AIM: Extract and list every line that contains the word "with".
- - -
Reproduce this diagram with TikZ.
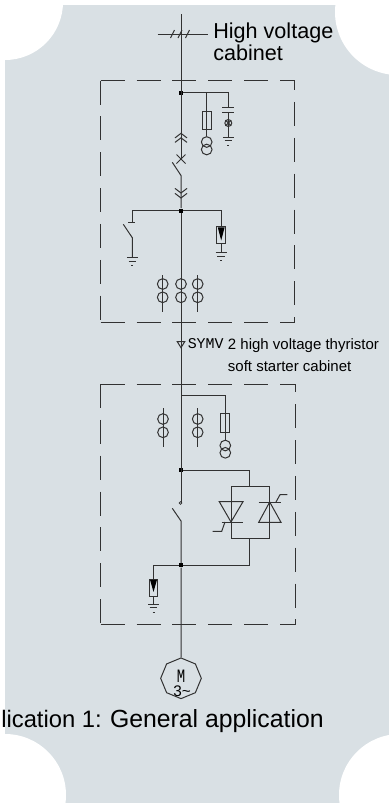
\documentclass[tikz,border=0pt]{standalone}
\usepackage{fontspec}
\setmainfont{Liberation Sans}
\newfontfamily\symvfont{Liberation Mono}
\usetikzlibrary{shapes.geometric}
\definecolor{panel}{RGB}{217,224,228}
\definecolor{wire}{RGB}{50,50,50}
\newcommand{\earth}[1]{\draw[wire] (#1) ++(-5.5,0) -- ++(11,0) (#1) ++(-3.8,3.9) -- ++(7.6,0) (#1) ++(-1,8) -- ++(2,0);}
\begin{document}
\begin{tikzpicture}
[
x=0.75pt, y=-0.75pt,
wire/.style={draw=wire, line width=0.75pt},
boxdash/.style={draw=wire, line width=0.75pt, dash pattern=on 18pt off 8.9pt},
dot/.style={rectangle, fill=black, inner sep=0pt, minimum size=3pt},
fuse/.style={rectangle, draw=wire, line width=0.75pt, inner sep=0pt, minimum width=7pt, minimum height=14pt},
arrester/.style={rectangle, draw=wire, line width=0.75pt, inner sep=0pt, minimum width=6.6pt, minimum height=12.5pt},
ring/.style={circle, draw=wire, line width=0.75pt, inner sep=0pt, minimum size=8pt},
label/.style={inner sep=0pt, anchor=base west, text=black}
]
\useasboundingbox (0,0) rectangle (389,804);

% panel
\begin{scope}
\clip (0,0) rectangle (389,804);
\fill[panel] (5,5) rectangle (389,803);
\fill[white] (5,2) circle (58) (398,12) circle (63) (5,795) circle (61) (400,795) circle (61);
\end{scope}

% incoming line
\coordinate (top) at (181,14);
\coordinate (busl) at (157.5,34);
\coordinate (busr) at (207.5,34);
\coordinate (cross) at (181,159);
\node[dot] (j1) at (181,92.5) {};
\node[dot] (j2) at (181,210.5) {};
\draw[wire] (busl) -- (busr);
\draw[wire] (top) -- (cross);
\foreach \x in {172.5,180,187.5}
	\draw[wire] (\x,34) ++(-2,4) -- ++(4,-8);
\node[label, align=left, font=\fontsize{16.2}{16.5}\selectfont] (hv) at (213,60) {High voltage\\cabinet};

% first cabinet
\coordinate (atl) at (100.7,80.5);
\coordinate (atr) at (294.5,80.5);
\coordinate (abr) at (294.5,322);
\coordinate (abl) at (100.7,322);
\draw[boxdash] (atl) -- (atr) -- (abr);
\draw[boxdash] (atl) -- (abl);
\draw[boxdash] (abl) -- (abr);

\foreach \y in {133.3,137.8}
	\draw[wire] (181,\y) ++(-6,4.6) -- ++(6,-4.6) -- ++(6,4.6);
\draw[wire] (cross) ++(-4.5,-4.5) -- ++(9,9) (cross) ++(-4.5,4.5) -- ++(9,-9);
\coordinate (bladea) at (172.3,162.3);
\coordinate (bladeb) at (181,175.5);
\draw[wire] (bladea) -- (bladeb) -- (j2);
\foreach \y in {193,198}
	\draw[wire] (181,\y) ++(-6,-4.6) -- ++(6,4.6) -- ++(6,-4.6);

\node[fuse] (fa) at (206.7,120.5) {};
\node[ring] (ta) at (206.7,142) {};
\node[ring] (tb) at (206.7,149.5) {};
\coordinate (capj) at (228.3,92.5);
\coordinate (capa) at (228.3,107);
\coordinate (capb) at (228.3,112);
\coordinate (ea) at (228.3,137);
\node[circle, draw=wire, line width=0.75pt, inner sep=0pt, minimum size=5.2pt] (lamp) at (228.3,123) {};
\draw[wire] (j1) -- (capj) -- (capa);
\draw[wire] (capb) -- (ea);
\draw[wire] (capa) ++(-6,0) -- ++(12,0) (capb) ++(-6,0) -- ++(12,0);
\draw[wire] (lamp.north west) -- (lamp.south east) (lamp.north east) -- (lamp.south west);
\earth{ea}
\draw[wire] (206.7,92.5) -- (ta.north);

% earthing switch
\coordinate (sa) at (132.3,222);
\coordinate (sb) at (123.3,224.3);
\coordinate (sc) at (132.3,237.7);
\coordinate (eb) at (132.3,257.3);
\draw[wire] (j2) -| (sa);
\draw[wire] (sa) ++(-4,0) -- ++(7,0);
\draw[wire] (sb) -- (sc) -- (eb);
\earth{eb}

% surge arrester
\node[arrester] (ra) at (221.2,235.3) {};
\coordinate (ec) at (221.2,252.7);
\draw[wire] (j2) -| (ra.north);
\draw[wire] (ra.south) -- (ec);
\fill[black] (ra.north) ++(-3.4,1) -- ++(6.8,0) -- ++(-3.4,13) -- cycle;
\earth{ec}

\foreach \x/\n in {162.7/a, 181/b, 197.7/c}{
	\node[ring] (cu\n) at (\x,284) {};
	\node[ring] (cl\n) at (\x,297.3) {};
	\draw[wire] (\x,275) -- (\x,311.7);
}

% feeder
\node[dot] (j3) at (181,470.3) {};
\node[dot] (j4) at (181,565.3) {};
\coordinate (kb) at (181,502.5);
\draw[wire] (j2) -- (kb);
\node[draw=wire, line width=0.5pt, inner sep=0pt, minimum size=2pt, circle] (kc) at (180.5,503) {};
\node[regular polygon, regular polygon sides=8, shape border rotate=22.5, draw=wire, line width=0.75pt, inner sep=0pt, minimum size=30.5pt] (motor) at (181,678.3) {};
\coordinate (kd) at (172.3,508.3);
\coordinate (ke) at (181,521);
\draw[wire] (kd) -- (ke) -- (j4) -- (motor.north);
\draw[wire] (181,341.7) ++(-3.7,0) -- ++(7.4,0) -- ++(-3.7,6) -- cycle;
\node[label, font=\symvfont\fontsize{11.2}{12}\selectfont] (symv) at (187.5,348) {SYMV};
\node[label, align=left, font=\fontsize{11.25}{16.5}\selectfont] (soft) at (227.7,371) {2 high voltage thyristor\\soft starter cabinet};

% second cabinet
\coordinate (btl) at (100.7,384);
\coordinate (btr) at (295.7,384);
\coordinate (bbr) at (295.7,624.7);
\coordinate (bbl) at (100.7,624.7);
\draw[boxdash] (btl) -- (btr) -- (bbr);
\draw[boxdash] (btl) -- (bbl);
\draw[boxdash] (bbl) -- (bbr);

\coordinate (pa) at (181,395.7);
\node[fuse] (fb) at (225.3,423.3) {};
\node[ring] (tc) at (225.3,445.5) {};
\node[ring] (td) at (225.3,452.8) {};
\draw[wire] (pa) -| (tc.north);
\foreach \x/\n in {163/d, 197.7/e}{
	\node[ring] (cu\n) at (\x,419) {};
	\node[ring] (cl\n) at (\x,432.3) {};
	\draw[wire] (\x,408.3) -- (\x,447);
}

% thyristors
\coordinate (th) at (249.7,486.7);
\coordinate (tf) at (249.7,538.3);
\coordinate (ntl) at (231,486.7);
\coordinate (ntr) at (269.7,486.7);
\coordinate (nbr) at (269.7,538.3);
\coordinate (nbl) at (231,538.3);
\draw[wire] (j3) -| (th);
\draw[wire] (j4) -| (tf);
\draw[wire] (ntl) -- (ntr) -- (nbr) -- (nbl) -- cycle;
\draw[wire] (219.3,501.7) -- (243,501.7) -- (231,522) -- cycle;
\draw[wire] (221.7,522) -- (242.7,522);
\draw[wire] (225,522) -- (221.7,531.3) -- (212.7,531.3);
\draw[wire] (258.7,522.3) -- (281,522.3) -- (269.7,502) -- cycle;
\draw[wire] (258.7,502) -- (281,502);
\draw[wire] (276,502) -- (280,494.7) -- (287.3,494.7);

% lower surge arrester
\node[arrester] (rb) at (153.5,587.8) {};
\coordinate (ed) at (153.5,604);
\draw[wire] (j4) -| (rb.north);
\draw[wire] (rb.south) -- (ed);
\fill[black] (rb.north) ++(-3.4,1) -- ++(6.8,0) -- ++(-3.4,12) -- cycle;
\earth{ed}

% motor
\node[inner sep=0pt, font=\symvfont\fontsize{10.5}{12}\selectfont] (m) at (181,675.8) {\scalebox{1}[1.35]{M}};
\node[inner sep=0pt, font=\fontsize{11.5}{12}\selectfont] (mt) at (182,691.2) {3\char`\~};

\node[label, anchor=base east, font=\fontsize{18.6}{20}\selectfont] (caption) at (324,727) {{\fontsize{17.85}{20}\selectfont lication 1:}\hspace{6.15pt}General application};
\end{tikzpicture}
\end{document}
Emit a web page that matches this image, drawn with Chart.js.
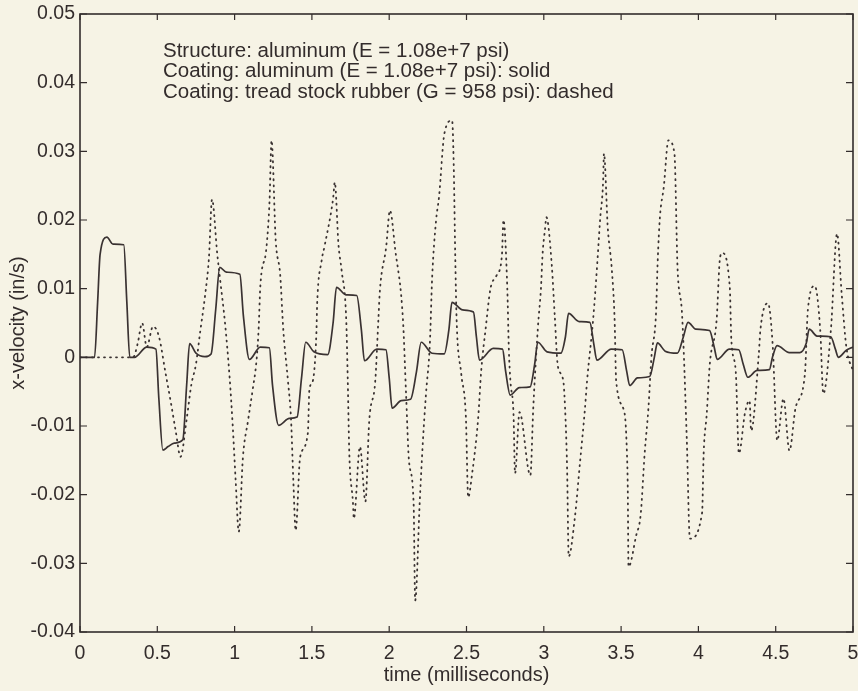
- - -
WRITTEN ANSWER:
Reproduce this diagram with TikZ.
Emit a web page that matches this image, drawn with Chart.js.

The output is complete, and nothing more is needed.